* [Written task]:
Report every line in the listing that contains the string "this".

* [Extracted entries]:
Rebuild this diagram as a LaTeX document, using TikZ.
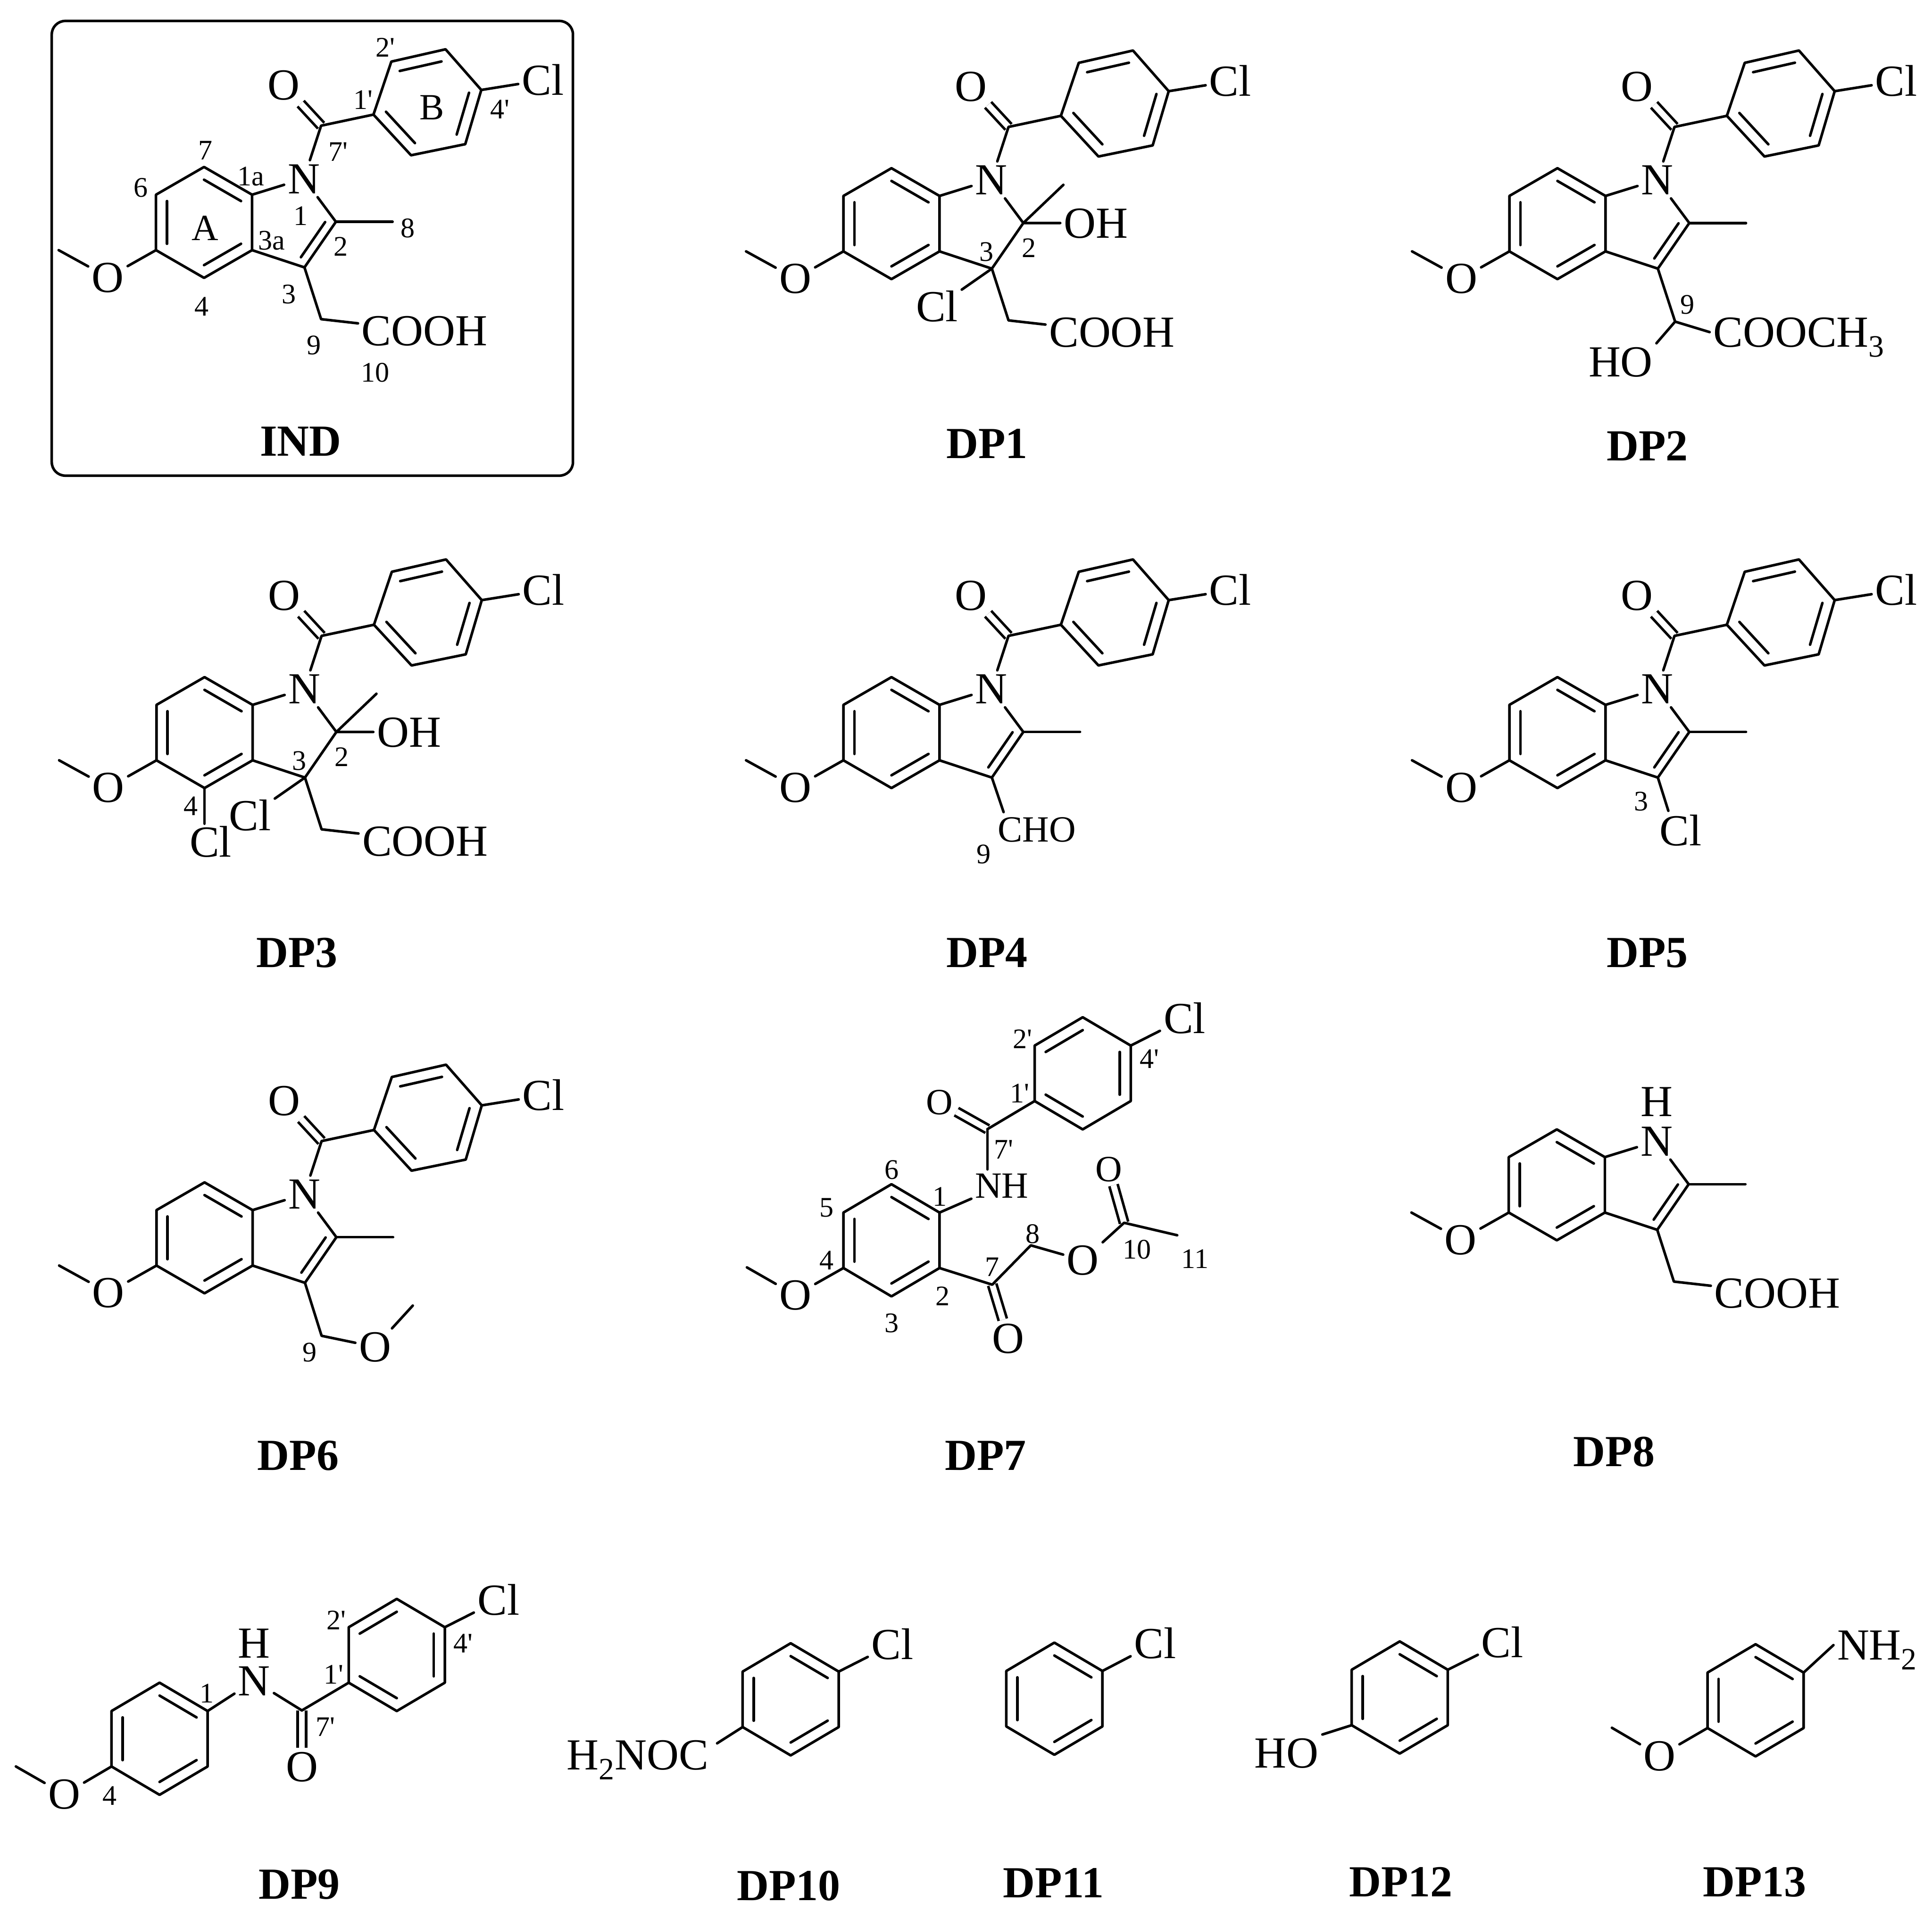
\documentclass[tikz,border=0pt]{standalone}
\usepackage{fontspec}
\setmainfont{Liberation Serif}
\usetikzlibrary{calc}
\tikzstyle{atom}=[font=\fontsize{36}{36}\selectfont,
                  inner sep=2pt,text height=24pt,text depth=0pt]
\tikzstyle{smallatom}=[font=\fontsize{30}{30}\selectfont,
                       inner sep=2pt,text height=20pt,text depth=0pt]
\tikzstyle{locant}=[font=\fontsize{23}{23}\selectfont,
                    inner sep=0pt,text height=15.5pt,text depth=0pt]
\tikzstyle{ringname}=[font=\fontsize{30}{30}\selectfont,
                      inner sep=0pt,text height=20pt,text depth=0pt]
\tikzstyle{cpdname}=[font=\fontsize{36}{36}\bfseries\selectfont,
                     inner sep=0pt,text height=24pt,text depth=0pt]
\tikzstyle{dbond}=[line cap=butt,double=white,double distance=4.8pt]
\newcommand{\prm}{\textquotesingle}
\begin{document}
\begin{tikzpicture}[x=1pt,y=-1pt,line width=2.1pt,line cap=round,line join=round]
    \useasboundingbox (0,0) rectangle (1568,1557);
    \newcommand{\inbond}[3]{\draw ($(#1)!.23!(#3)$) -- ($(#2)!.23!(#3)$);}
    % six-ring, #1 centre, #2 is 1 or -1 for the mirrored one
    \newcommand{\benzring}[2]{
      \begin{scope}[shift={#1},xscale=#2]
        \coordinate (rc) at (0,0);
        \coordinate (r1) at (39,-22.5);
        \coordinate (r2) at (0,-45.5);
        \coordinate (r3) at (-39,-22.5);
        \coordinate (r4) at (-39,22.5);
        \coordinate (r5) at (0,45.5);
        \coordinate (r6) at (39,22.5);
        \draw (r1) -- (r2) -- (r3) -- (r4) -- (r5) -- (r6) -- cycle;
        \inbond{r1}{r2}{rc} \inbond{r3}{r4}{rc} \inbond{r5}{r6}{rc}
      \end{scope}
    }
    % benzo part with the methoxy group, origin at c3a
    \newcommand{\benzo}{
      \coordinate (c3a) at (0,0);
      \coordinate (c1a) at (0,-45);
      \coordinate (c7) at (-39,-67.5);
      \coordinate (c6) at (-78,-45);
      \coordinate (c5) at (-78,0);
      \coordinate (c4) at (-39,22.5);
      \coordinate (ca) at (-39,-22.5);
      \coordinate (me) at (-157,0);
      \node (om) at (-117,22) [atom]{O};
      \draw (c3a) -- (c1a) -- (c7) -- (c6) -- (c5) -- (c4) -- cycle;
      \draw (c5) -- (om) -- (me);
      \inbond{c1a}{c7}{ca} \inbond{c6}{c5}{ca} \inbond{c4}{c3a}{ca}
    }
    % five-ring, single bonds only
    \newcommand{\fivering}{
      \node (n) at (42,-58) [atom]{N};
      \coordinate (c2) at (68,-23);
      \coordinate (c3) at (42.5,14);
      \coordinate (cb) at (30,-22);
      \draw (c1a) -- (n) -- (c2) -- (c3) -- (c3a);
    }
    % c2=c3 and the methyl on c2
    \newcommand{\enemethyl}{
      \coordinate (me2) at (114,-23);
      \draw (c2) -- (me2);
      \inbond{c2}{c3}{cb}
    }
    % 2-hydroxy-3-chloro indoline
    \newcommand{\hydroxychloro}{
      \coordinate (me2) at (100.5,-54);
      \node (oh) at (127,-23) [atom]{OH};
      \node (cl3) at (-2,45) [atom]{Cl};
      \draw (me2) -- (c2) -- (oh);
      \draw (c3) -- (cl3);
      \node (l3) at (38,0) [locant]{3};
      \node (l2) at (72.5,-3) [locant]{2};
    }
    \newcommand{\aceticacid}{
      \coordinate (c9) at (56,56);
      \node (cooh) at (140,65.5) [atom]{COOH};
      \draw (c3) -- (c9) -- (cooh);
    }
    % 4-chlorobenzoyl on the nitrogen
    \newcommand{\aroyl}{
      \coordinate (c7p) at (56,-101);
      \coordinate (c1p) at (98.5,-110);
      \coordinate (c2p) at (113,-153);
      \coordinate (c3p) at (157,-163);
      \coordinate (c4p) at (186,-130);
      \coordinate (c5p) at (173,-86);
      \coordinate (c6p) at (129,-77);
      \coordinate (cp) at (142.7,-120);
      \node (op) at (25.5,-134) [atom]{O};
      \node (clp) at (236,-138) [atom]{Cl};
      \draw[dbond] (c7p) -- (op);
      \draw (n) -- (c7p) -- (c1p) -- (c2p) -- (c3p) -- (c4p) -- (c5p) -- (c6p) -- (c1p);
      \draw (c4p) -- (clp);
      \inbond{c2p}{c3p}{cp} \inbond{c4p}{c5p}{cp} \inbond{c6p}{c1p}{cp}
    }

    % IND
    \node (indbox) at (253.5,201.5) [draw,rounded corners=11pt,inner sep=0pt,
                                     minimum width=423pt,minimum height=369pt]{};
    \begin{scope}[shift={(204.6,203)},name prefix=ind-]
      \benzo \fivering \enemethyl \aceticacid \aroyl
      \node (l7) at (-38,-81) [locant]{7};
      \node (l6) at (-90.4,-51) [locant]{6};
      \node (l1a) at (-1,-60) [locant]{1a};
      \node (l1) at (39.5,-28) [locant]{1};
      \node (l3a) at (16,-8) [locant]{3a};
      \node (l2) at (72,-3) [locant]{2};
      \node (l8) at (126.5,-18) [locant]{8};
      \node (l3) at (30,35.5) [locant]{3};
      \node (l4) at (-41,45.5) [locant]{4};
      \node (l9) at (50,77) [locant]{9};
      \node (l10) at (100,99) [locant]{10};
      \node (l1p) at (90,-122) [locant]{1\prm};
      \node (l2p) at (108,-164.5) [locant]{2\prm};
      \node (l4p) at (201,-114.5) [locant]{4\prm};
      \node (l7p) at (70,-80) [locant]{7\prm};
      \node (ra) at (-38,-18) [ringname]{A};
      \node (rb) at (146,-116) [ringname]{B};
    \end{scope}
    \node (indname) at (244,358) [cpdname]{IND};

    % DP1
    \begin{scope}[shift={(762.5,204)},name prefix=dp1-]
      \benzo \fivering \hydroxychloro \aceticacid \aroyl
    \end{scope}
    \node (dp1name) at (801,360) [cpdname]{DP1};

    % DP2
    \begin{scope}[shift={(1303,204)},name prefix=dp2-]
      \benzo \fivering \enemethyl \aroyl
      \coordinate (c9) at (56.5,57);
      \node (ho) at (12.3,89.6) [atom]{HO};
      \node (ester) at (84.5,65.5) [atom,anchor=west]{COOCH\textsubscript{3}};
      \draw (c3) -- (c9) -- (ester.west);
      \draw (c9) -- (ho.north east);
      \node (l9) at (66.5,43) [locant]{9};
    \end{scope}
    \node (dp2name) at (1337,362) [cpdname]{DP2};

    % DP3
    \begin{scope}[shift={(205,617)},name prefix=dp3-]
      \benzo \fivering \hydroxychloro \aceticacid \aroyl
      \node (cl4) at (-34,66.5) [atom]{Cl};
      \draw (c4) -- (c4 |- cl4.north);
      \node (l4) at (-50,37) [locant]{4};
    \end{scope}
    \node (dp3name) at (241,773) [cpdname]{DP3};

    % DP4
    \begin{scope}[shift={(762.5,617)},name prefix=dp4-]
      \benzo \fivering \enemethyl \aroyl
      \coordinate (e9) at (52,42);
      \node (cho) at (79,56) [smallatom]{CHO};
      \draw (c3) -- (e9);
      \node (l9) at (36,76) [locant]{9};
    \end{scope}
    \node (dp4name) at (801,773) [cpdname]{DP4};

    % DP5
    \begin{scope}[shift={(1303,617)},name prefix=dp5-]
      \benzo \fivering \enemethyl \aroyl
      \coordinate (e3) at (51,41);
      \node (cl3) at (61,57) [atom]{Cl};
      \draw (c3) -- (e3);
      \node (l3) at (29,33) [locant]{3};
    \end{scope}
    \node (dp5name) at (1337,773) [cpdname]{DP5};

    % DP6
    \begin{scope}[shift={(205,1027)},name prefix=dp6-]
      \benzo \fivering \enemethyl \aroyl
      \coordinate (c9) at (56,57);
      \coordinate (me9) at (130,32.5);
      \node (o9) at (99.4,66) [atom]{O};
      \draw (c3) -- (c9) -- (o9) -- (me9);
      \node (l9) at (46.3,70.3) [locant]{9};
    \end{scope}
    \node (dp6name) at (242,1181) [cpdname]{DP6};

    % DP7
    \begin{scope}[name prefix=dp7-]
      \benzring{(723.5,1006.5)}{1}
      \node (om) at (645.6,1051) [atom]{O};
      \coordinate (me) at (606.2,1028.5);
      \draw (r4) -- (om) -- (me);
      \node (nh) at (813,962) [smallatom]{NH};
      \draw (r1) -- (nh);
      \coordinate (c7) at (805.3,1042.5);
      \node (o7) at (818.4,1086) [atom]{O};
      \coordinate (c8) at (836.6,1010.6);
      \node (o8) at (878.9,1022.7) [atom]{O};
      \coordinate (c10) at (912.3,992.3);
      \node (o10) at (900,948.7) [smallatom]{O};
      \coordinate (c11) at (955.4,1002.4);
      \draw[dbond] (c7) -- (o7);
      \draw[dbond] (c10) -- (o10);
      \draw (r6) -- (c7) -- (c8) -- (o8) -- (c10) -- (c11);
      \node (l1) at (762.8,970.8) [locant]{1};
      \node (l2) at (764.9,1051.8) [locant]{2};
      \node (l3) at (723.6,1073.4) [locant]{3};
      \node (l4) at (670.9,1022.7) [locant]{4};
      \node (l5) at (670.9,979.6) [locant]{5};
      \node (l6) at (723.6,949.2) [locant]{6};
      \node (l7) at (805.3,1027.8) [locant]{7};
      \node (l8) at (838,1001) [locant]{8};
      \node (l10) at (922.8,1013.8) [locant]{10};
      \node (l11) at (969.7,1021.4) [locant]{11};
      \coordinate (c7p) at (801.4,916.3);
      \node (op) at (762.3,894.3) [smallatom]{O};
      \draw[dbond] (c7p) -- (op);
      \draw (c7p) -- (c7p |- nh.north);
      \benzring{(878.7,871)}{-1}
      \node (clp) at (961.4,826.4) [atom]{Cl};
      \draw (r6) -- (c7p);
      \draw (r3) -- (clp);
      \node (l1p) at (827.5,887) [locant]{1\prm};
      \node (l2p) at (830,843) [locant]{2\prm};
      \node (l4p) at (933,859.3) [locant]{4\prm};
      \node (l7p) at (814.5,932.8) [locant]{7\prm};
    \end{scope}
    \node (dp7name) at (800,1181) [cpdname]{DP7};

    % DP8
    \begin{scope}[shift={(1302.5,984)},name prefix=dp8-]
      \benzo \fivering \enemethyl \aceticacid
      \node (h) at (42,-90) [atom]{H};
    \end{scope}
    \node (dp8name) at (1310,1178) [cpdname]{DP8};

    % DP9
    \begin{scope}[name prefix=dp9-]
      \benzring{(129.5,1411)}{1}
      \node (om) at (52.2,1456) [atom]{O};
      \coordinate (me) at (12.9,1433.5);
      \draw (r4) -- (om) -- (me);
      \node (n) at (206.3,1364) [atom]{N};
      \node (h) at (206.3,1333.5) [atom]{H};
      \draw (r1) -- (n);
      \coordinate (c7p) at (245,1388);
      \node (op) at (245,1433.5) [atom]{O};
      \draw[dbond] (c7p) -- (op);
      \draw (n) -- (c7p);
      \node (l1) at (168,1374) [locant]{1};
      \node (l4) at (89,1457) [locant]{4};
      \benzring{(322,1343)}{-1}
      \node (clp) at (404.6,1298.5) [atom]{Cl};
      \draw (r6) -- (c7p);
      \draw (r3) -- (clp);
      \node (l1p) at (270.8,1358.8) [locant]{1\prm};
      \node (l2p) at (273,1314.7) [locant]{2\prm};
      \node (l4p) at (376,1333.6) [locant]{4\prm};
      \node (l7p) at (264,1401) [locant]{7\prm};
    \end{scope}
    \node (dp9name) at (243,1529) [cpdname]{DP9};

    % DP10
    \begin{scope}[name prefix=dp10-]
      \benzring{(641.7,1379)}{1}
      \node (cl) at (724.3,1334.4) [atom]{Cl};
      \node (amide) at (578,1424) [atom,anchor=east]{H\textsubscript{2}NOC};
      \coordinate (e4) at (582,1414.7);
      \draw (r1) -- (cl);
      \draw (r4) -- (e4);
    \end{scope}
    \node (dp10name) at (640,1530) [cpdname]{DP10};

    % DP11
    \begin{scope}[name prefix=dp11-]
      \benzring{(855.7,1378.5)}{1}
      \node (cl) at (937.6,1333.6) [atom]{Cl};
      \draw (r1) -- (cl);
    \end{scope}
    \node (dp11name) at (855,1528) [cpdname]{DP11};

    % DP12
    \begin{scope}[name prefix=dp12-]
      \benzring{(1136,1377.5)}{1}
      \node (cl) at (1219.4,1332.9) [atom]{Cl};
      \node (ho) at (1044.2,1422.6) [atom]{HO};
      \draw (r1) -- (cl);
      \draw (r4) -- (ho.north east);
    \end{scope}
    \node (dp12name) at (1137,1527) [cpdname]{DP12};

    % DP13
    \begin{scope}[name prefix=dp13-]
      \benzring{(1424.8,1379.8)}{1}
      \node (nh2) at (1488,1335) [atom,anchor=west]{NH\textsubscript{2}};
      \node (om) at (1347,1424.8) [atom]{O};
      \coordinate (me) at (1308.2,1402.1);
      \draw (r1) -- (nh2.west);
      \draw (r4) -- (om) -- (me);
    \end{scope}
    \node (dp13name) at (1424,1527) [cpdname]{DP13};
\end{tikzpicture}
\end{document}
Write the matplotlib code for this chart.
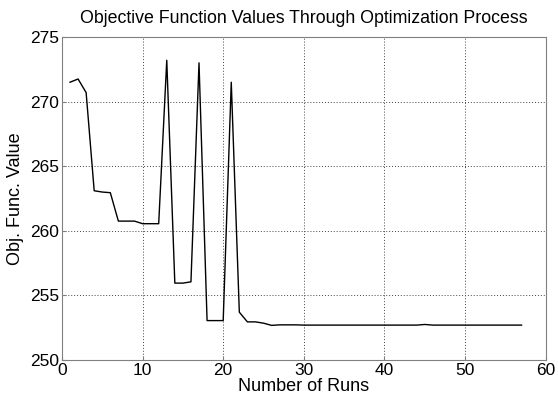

* [Output of the exercise]:
Rebuild this diagram as a LaTeX document, using TikZ.
Write the matplotlib code for this chart.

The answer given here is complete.